**INSTRUCTION**
Only the pictures are omitted; repeat all other data exactly.

**SOURCE EXCERPT**
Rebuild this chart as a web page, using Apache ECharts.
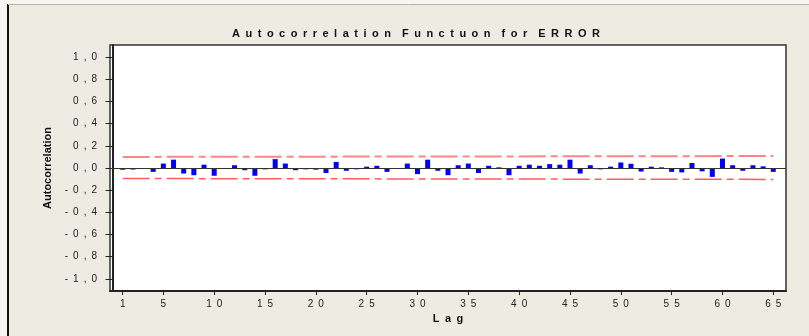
<!DOCTYPE html>
<html>
<head>
<meta charset="utf-8">
<script src="https://cdn.jsdelivr.net/npm/echarts@6/dist/echarts.min.js"></script>
<style>
  html, body { margin: 0; padding: 0; background: #eeebe3; }
  #chart { width: 809px; height: 336px; }
</style>
</head>
<body>
<div id="chart"></div>
<script>
// lag numbers and autocorrelation values
var lags = [1, 2, 3, 4, 5, 6, 7, 8, 9, 10, 11, 12, 13, 14, 15, 16, 17, 18, 19, 20,
  21, 22, 23, 24, 25, 26, 27, 28, 29, 30, 31, 32, 33, 34, 35, 36, 37, 38, 39, 40,
  41, 42, 43, 44, 45, 46, 47, 48, 49, 50, 51, 52, 53, 54, 55, 56, 57, 58, 59, 60,
  61, 62, 63, 64, 65];
var acf = [-0.016, -0.014, -0.008, -0.035, 0.040, 0.075, -0.050, -0.065, 0.030, -0.070,
  -0.008, 0.025, -0.020, -0.070, -0.012, 0.080, 0.040, -0.020, -0.012, -0.015,
  -0.045, 0.055, -0.025, -0.012, 0.012, 0.020, -0.035, -0.006, 0.040, -0.055,
  0.075, -0.025, -0.065, 0.025, 0.040, -0.045, 0.020, 0.006, -0.065, 0.020,
  0.030, 0.020, 0.035, 0.030, 0.075, -0.050, 0.025, -0.012, 0.012, 0.050,
  0.038, -0.032, 0.012, 0.006, -0.035, -0.040, 0.045, -0.030, -0.080, 0.085,
  0.025, -0.025, 0.025, 0.015, -0.035];
// confidence limits at first and last lag
var upperLimit = [0.100, 0.108];
var lowerLimit = [-0.095, -0.103];
var xTicks = [1, 5, 10, 15, 20, 25, 30, 35, 40, 45, 50, 55, 60, 65];
var yTicks = [-1, -0.8, -0.6, -0.4, -0.2, 0, 0.2, 0.4, 0.6, 0.8, 1];

var narrow = '"Liberation Sans Narrow", "Liberation Sans", Arial, sans-serif';
function spaced(s, gap) {
  return s.split('').join(gap);
}

var barData = lags.map(function (l, i) { return [l, acf[i]]; });
var first = lags[0], last = lags[lags.length - 1];

var myChart = echarts.init(document.getElementById('chart'));
var option = {
  backgroundColor: '#eeebe3',
  animation: false,
  title: {
    text: 'Autocorrelation Functuon for ERROR'.split(' ').map(function (w) {
      return spaced(w, '\u2002');
    }).join('\u2002\u2002'),
    left: 411,
    textAlign: 'center',
    top: 23,
    textStyle: { fontFamily: narrow, fontSize: 11, fontWeight: 'bold', color: '#111' }
  },
  graphic: [
    { type: 'rect', shape: { x: 0, y: 0, width: 8, height: 336 }, style: { fill: '#f6f5f2' } },
    { type: 'rect', shape: { x: 0, y: 0, width: 809, height: 4 }, style: { fill: '#f6f5f2' } },
    { type: 'line', shape: { x1: 8, y1: 4, x2: 8, y2: 336 }, style: { stroke: '#111', lineWidth: 2 } },
    { type: 'line', shape: { x1: 8, y1: 4.5, x2: 809, y2: 4.5 }, style: { stroke: '#b8b5ad', lineWidth: 1 } }
  ],
  grid: {
    left: 110, right: 23, top: 45, bottom: 45,
    show: true, backgroundColor: '#ffffff', borderColor: '#333', borderWidth: 1.5
  },
  xAxis: {
    type: 'value',
    min: -0.25,
    max: 66.25,
    name: spaced('Lag', '\u2002'),
    nameLocation: 'middle',
    nameGap: 21,
    nameTextStyle: { fontFamily: narrow, fontSize: 11, fontWeight: 'bold', color: '#111' },
    axisLine: { show: true, onZero: false, lineStyle: { color: '#222', width: 2 } },
    axisTick: { show: true, length: 4, customValues: xTicks, lineStyle: { color: '#222' } },
    axisLabel: {
      customValues: xTicks,
      margin: 8,
      fontFamily: narrow, fontSize: 10, color: '#222',
      formatter: function (v) { return spaced(String(v), '\u2002'); }
    },
    splitLine: { show: false }
  },
  yAxis: {
    type: 'value',
    min: -1.11,
    max: 1.11,
    name: 'Autocorrelation',
    nameLocation: 'middle',
    nameGap: 56,
    nameTextStyle: { fontFamily: '"Liberation Sans", Arial, sans-serif', fontSize: 11, fontWeight: 'bold', color: '#111' },
    axisLine: { show: true, lineStyle: { color: '#222', width: 2 } },
    axisTick: { show: true, length: 7, customValues: yTicks, lineStyle: { color: '#222' } },
    axisLabel: {
      customValues: yTicks,
      margin: 13,
      fontFamily: narrow, fontSize: 10, color: '#222',
      formatter: function (v) { return spaced(v.toFixed(1).replace('.', ','), '\u2002'); }
    },
    splitLine: { show: false }
  },
  series: [
    {
      type: 'bar',
      data: barData,
      barWidth: 5,
      itemStyle: { color: '#0000ff' },
      markLine: {
        silent: true,
        symbol: 'none',
        label: { show: false },
        lineStyle: { color: '#333', width: 1, type: 'solid' },
        data: [{ yAxis: 0 }]
      }
    },
    {
      type: 'line',
      data: [[first, upperLimit[0]], [last, upperLimit[1]]],
      symbol: 'none',
      lineStyle: { color: '#ff8585', width: 2, type: [27, 5, 7, 5] }
    },
    {
      type: 'line',
      data: [[first, lowerLimit[0]], [last, lowerLimit[1]]],
      symbol: 'none',
      lineStyle: { color: '#ff5c5c', width: 1.5, type: [27, 5, 7, 5] }
    }
  ]
};
myChart.setOption(option);
</script>
</body>
</html>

**EXERCISE SOLUTION**
Rebuild this chart as a web page, using Apache ECharts.
<!DOCTYPE html>
<html>
<head>
<meta charset="utf-8">
<script src="https://cdn.jsdelivr.net/npm/echarts@6/dist/echarts.min.js"></script>
<style>
  html, body { margin: 0; padding: 0; background: #eeebe3; }
  #chart { width: 809px; height: 336px; }
</style>
</head>
<body>
<div id="chart"></div>
<script>
// lag numbers and autocorrelation values
var lags = [1, 2, 3, 4, 5, 6, 7, 8, 9, 10, 11, 12, 13, 14, 15, 16, 17, 18, 19, 20,
  21, 22, 23, 24, 25, 26, 27, 28, 29, 30, 31, 32, 33, 34, 35, 36, 37, 38, 39, 40,
  41, 42, 43, 44, 45, 46, 47, 48, 49, 50, 51, 52, 53, 54, 55, 56, 57, 58, 59, 60,
  61, 62, 63, 64, 65];
var acf = [-0.016, -0.014, -0.008, -0.035, 0.040, 0.075, -0.050, -0.065, 0.030, -0.070,
  -0.008, 0.025, -0.020, -0.070, -0.012, 0.080, 0.040, -0.020, -0.012, -0.015,
  -0.045, 0.055, -0.025, -0.012, 0.012, 0.020, -0.035, -0.006, 0.040, -0.055,
  0.075, -0.025, -0.065, 0.025, 0.040, -0.045, 0.020, 0.006, -0.065, 0.020,
  0.030, 0.020, 0.035, 0.030, 0.075, -0.050, 0.025, -0.012, 0.012, 0.050,
  0.038, -0.032, 0.012, 0.006, -0.035, -0.040, 0.045, -0.030, -0.080, 0.085,
  0.025, -0.025, 0.025, 0.015, -0.035];
// confidence limits at first and last lag
var upperLimit = [0.100, 0.108];
var lowerLimit = [-0.095, -0.103];
var xTicks = [1, 5, 10, 15, 20, 25, 30, 35, 40, 45, 50, 55, 60, 65];
var yTicks = [-1, -0.8, -0.6, -0.4, -0.2, 0, 0.2, 0.4, 0.6, 0.8, 1];

var narrow = '"Liberation Sans Narrow", "Liberation Sans", Arial, sans-serif';
function spaced(s, gap) {
  return s.split('').join(gap);
}

var barData = lags.map(function (l, i) { return [l, acf[i]]; });
var first = lags[0], last = lags[lags.length - 1];

var myChart = echarts.init(document.getElementById('chart'));
var option = {
  backgroundColor: '#eeebe3',
  animation: false,
  title: {
    text: 'Autocorrelation Functuon for ERROR'.split(' ').map(function (w) {
      return spaced(w, '\u2002');
    }).join('\u2002\u2002'),
    left: 411,
    textAlign: 'center',
    top: 23,
    textStyle: { fontFamily: narrow, fontSize: 11, fontWeight: 'bold', color: '#111' }
  },
  graphic: [
    { type: 'rect', shape: { x: 0, y: 0, width: 8, height: 336 }, style: { fill: '#f6f5f2' } },
    { type: 'rect', shape: { x: 0, y: 0, width: 809, height: 4 }, style: { fill: '#f6f5f2' } },
    { type: 'line', shape: { x1: 8, y1: 4, x2: 8, y2: 336 }, style: { stroke: '#111', lineWidth: 2 } },
    { type: 'line', shape: { x1: 8, y1: 4.5, x2: 809, y2: 4.5 }, style: { stroke: '#b8b5ad', lineWidth: 1 } }
  ],
  grid: {
    left: 110, right: 23, top: 45, bottom: 45,
    show: true, backgroundColor: '#ffffff', borderColor: '#333', borderWidth: 1.5
  },
  xAxis: {
    type: 'value',
    min: -0.25,
    max: 66.25,
    name: spaced('Lag', '\u2002'),
    nameLocation: 'middle',
    nameGap: 21,
    nameTextStyle: { fontFamily: narrow, fontSize: 11, fontWeight: 'bold', color: '#111' },
    axisLine: { show: true, onZero: false, lineStyle: { color: '#222', width: 2 } },
    axisTick: { show: true, length: 4, customValues: xTicks, lineStyle: { color: '#222' } },
    axisLabel: {
      customValues: xTicks,
      margin: 8,
      fontFamily: narrow, fontSize: 10, color: '#222',
      formatter: function (v) { return spaced(String(v), '\u2002'); }
    },
    splitLine: { show: false }
  },
  yAxis: {
    type: 'value',
    min: -1.11,
    max: 1.11,
    name: 'Autocorrelation',
    nameLocation: 'middle',
    nameGap: 56,
    nameTextStyle: { fontFamily: '"Liberation Sans", Arial, sans-serif', fontSize: 11, fontWeight: 'bold', color: '#111' },
    axisLine: { show: true, lineStyle: { color: '#222', width: 2 } },
    axisTick: { show: true, length: 7, customValues: yTicks, lineStyle: { color: '#222' } },
    axisLabel: {
      customValues: yTicks,
      margin: 13,
      fontFamily: narrow, fontSize: 10, color: '#222',
      formatter: function (v) { return spaced(v.toFixed(1).replace('.', ','), '\u2002'); }
    },
    splitLine: { show: false }
  },
  series: [
    {
      type: 'bar',
      data: barData,
      barWidth: 5,
      itemStyle: { color: '#0000ff' },
      markLine: {
        silent: true,
        symbol: 'none',
        label: { show: false },
        lineStyle: { color: '#333', width: 1, type: 'solid' },
        data: [{ yAxis: 0 }]
      }
    },
    {
      type: 'line',
      data: [[first, upperLimit[0]], [last, upperLimit[1]]],
      symbol: 'none',
      lineStyle: { color: '#ff8585', width: 2, type: [27, 5, 7, 5] }
    },
    {
      type: 'line',
      data: [[first, lowerLimit[0]], [last, lowerLimit[1]]],
      symbol: 'none',
      lineStyle: { color: '#ff5c5c', width: 1.5, type: [27, 5, 7, 5] }
    }
  ]
};
myChart.setOption(option);
</script>
</body>
</html>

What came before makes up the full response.